# Start of Data section

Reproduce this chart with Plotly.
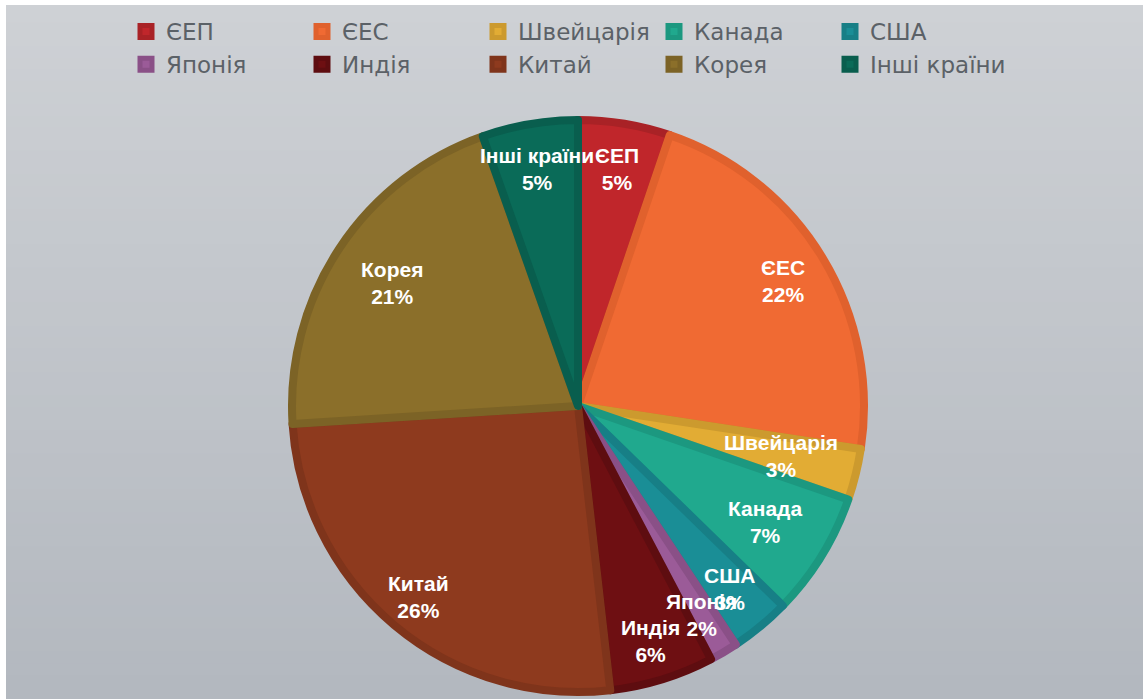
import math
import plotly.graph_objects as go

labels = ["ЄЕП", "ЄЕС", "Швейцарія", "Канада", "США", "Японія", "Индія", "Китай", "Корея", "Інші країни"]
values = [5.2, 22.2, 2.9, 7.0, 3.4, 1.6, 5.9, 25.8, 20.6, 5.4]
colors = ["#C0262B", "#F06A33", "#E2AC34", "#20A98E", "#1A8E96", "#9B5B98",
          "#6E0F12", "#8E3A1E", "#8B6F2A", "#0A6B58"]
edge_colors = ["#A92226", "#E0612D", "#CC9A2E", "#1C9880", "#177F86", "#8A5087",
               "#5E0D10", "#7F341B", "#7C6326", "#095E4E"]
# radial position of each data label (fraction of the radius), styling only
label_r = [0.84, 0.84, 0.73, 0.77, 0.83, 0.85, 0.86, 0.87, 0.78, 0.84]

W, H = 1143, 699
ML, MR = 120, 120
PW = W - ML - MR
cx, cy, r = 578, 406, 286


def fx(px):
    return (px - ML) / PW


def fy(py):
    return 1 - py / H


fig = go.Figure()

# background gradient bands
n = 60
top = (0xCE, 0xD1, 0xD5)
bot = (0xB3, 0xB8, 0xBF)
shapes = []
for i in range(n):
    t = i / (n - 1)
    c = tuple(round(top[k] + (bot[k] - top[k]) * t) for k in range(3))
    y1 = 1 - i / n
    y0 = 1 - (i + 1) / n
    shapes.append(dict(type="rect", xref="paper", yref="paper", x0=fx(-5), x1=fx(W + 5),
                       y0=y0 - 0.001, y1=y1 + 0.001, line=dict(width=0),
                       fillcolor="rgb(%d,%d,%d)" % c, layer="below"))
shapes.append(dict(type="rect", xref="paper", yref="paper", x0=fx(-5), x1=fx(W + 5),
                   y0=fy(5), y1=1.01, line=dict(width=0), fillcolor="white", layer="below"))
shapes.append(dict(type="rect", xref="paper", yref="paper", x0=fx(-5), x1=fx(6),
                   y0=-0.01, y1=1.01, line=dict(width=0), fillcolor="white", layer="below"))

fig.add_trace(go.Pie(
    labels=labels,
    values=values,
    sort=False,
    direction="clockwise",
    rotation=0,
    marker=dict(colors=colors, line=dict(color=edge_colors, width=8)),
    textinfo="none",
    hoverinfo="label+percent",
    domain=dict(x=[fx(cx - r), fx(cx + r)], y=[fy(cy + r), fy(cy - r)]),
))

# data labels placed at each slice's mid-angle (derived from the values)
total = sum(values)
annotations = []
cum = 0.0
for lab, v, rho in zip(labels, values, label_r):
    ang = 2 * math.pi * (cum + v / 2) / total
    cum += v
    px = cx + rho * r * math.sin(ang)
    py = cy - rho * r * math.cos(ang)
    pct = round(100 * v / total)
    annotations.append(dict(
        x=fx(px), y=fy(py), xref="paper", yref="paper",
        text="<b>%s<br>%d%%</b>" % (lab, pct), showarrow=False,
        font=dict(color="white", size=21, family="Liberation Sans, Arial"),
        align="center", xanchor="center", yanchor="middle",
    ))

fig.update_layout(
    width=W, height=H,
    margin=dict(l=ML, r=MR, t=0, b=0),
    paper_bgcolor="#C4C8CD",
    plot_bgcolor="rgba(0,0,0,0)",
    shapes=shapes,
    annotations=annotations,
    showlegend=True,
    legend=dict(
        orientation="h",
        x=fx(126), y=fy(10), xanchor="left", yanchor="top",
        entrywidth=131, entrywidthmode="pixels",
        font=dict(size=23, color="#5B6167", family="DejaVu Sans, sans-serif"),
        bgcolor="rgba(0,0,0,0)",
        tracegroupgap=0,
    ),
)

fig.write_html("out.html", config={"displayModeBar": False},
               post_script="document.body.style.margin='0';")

# End of Data section

**Given exercise**
Set every line down exactly as written, leaving each picture out.

**Output below**
Reproduce this chart with Plotly.
import math
import plotly.graph_objects as go

labels = ["ЄЕП", "ЄЕС", "Швейцарія", "Канада", "США", "Японія", "Индія", "Китай", "Корея", "Інші країни"]
values = [5.2, 22.2, 2.9, 7.0, 3.4, 1.6, 5.9, 25.8, 20.6, 5.4]
colors = ["#C0262B", "#F06A33", "#E2AC34", "#20A98E", "#1A8E96", "#9B5B98",
          "#6E0F12", "#8E3A1E", "#8B6F2A", "#0A6B58"]
edge_colors = ["#A92226", "#E0612D", "#CC9A2E", "#1C9880", "#177F86", "#8A5087",
               "#5E0D10", "#7F341B", "#7C6326", "#095E4E"]
# radial position of each data label (fraction of the radius), styling only
label_r = [0.84, 0.84, 0.73, 0.77, 0.83, 0.85, 0.86, 0.87, 0.78, 0.84]

W, H = 1143, 699
ML, MR = 120, 120
PW = W - ML - MR
cx, cy, r = 578, 406, 286


def fx(px):
    return (px - ML) / PW


def fy(py):
    return 1 - py / H


fig = go.Figure()

# background gradient bands
n = 60
top = (0xCE, 0xD1, 0xD5)
bot = (0xB3, 0xB8, 0xBF)
shapes = []
for i in range(n):
    t = i / (n - 1)
    c = tuple(round(top[k] + (bot[k] - top[k]) * t) for k in range(3))
    y1 = 1 - i / n
    y0 = 1 - (i + 1) / n
    shapes.append(dict(type="rect", xref="paper", yref="paper", x0=fx(-5), x1=fx(W + 5),
                       y0=y0 - 0.001, y1=y1 + 0.001, line=dict(width=0),
                       fillcolor="rgb(%d,%d,%d)" % c, layer="below"))
shapes.append(dict(type="rect", xref="paper", yref="paper", x0=fx(-5), x1=fx(W + 5),
                   y0=fy(5), y1=1.01, line=dict(width=0), fillcolor="white", layer="below"))
shapes.append(dict(type="rect", xref="paper", yref="paper", x0=fx(-5), x1=fx(6),
                   y0=-0.01, y1=1.01, line=dict(width=0), fillcolor="white", layer="below"))

fig.add_trace(go.Pie(
    labels=labels,
    values=values,
    sort=False,
    direction="clockwise",
    rotation=0,
    marker=dict(colors=colors, line=dict(color=edge_colors, width=8)),
    textinfo="none",
    hoverinfo="label+percent",
    domain=dict(x=[fx(cx - r), fx(cx + r)], y=[fy(cy + r), fy(cy - r)]),
))

# data labels placed at each slice's mid-angle (derived from the values)
total = sum(values)
annotations = []
cum = 0.0
for lab, v, rho in zip(labels, values, label_r):
    ang = 2 * math.pi * (cum + v / 2) / total
    cum += v
    px = cx + rho * r * math.sin(ang)
    py = cy - rho * r * math.cos(ang)
    pct = round(100 * v / total)
    annotations.append(dict(
        x=fx(px), y=fy(py), xref="paper", yref="paper",
        text="<b>%s<br>%d%%</b>" % (lab, pct), showarrow=False,
        font=dict(color="white", size=21, family="Liberation Sans, Arial"),
        align="center", xanchor="center", yanchor="middle",
    ))

fig.update_layout(
    width=W, height=H,
    margin=dict(l=ML, r=MR, t=0, b=0),
    paper_bgcolor="#C4C8CD",
    plot_bgcolor="rgba(0,0,0,0)",
    shapes=shapes,
    annotations=annotations,
    showlegend=True,
    legend=dict(
        orientation="h",
        x=fx(126), y=fy(10), xanchor="left", yanchor="top",
        entrywidth=131, entrywidthmode="pixels",
        font=dict(size=23, color="#5B6167", family="DejaVu Sans, sans-serif"),
        bgcolor="rgba(0,0,0,0)",
        tracegroupgap=0,
    ),
)

fig.write_html("out.html", config={"displayModeBar": False},
               post_script="document.body.style.margin='0';")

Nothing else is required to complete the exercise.